Ah, you knew it had to happen. Taking a page from the “smoking kills” campaigns, the McKibbenites are petitioning the land of fruits and nuts to put new warning labels on gas pumps warning buyers about the evils of gasoline use as it pertains to global warming.
And, given that California’s governor Jerry brown was recently scared shitless at AGU by a hyped up presentation by Penn State’s Dr. Richard Alley, he’ll probably help these folks get it into law. I wrote then:
I shudder to think what sort of influence Alley’s rantings might have on the people of California via Brown.
Here’s the proposed label:
My view is that it will probably get about as much attention from consumers as the idiotic Global Warming Labels for cars in California, that are even required on electric cars (which is why I gave up on trying to sell them in 2008, but that’s another story) because apparently consumers are too stupid to figure out that electric motors don’t directly emit gases.
Does anyone except the most zealotous of buyers really care? Generally not, looks, features, color, price, performance, and mileage are still the biggest factors in determining an automobile purchase.
So, even if the McKibbenites manage to get this into law, it will likely have about as much impact as this sticker already slapped onto new car doors and the side of gas pumps in California from Proposition 65 in 1986:
People still need to get from point A to point B, like to work, and will generally consider that need above all others.
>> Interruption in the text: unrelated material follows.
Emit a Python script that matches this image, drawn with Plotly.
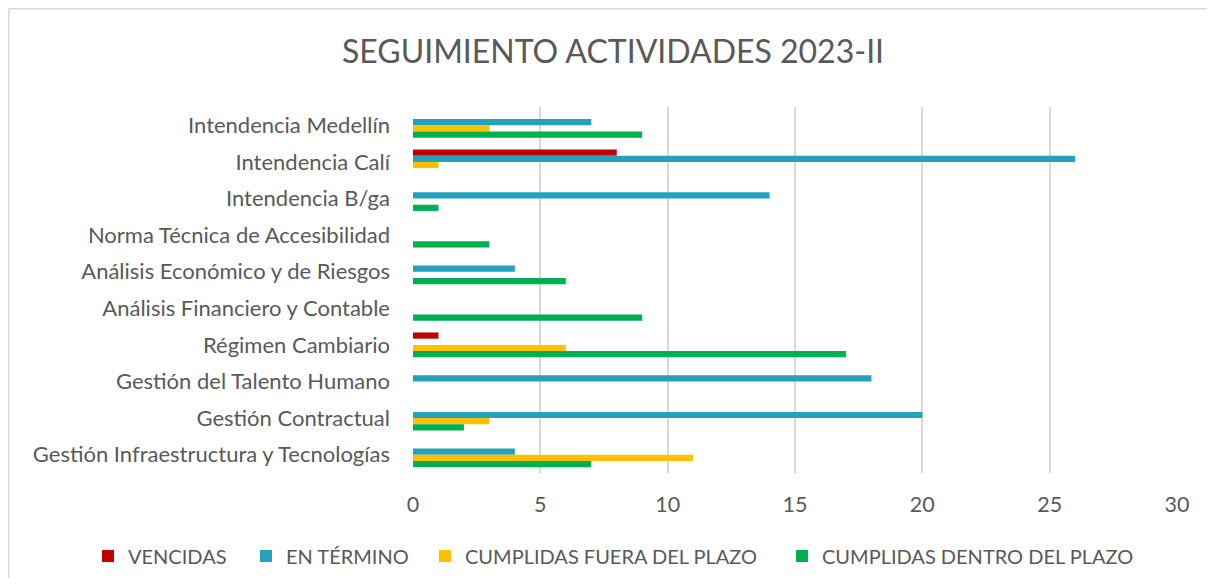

Basically the new global warming gasoline warning label as proposed will just be a subtle form of harassment from the minority McKibbenites on the majority of Californians.
The local chapter of the McKibbenite sect thinks the label should look like this:
350BayArea.org has released this mock up of what a climate change warning label might look like on a gas pump. (350BayArea.org)
I keep hoping environmental zealots will be forced to wear a warning label. Maybe something like “Warning: Irrational and emotionally based statements (and odors) may emanate from this individual, keep 10 feet back.”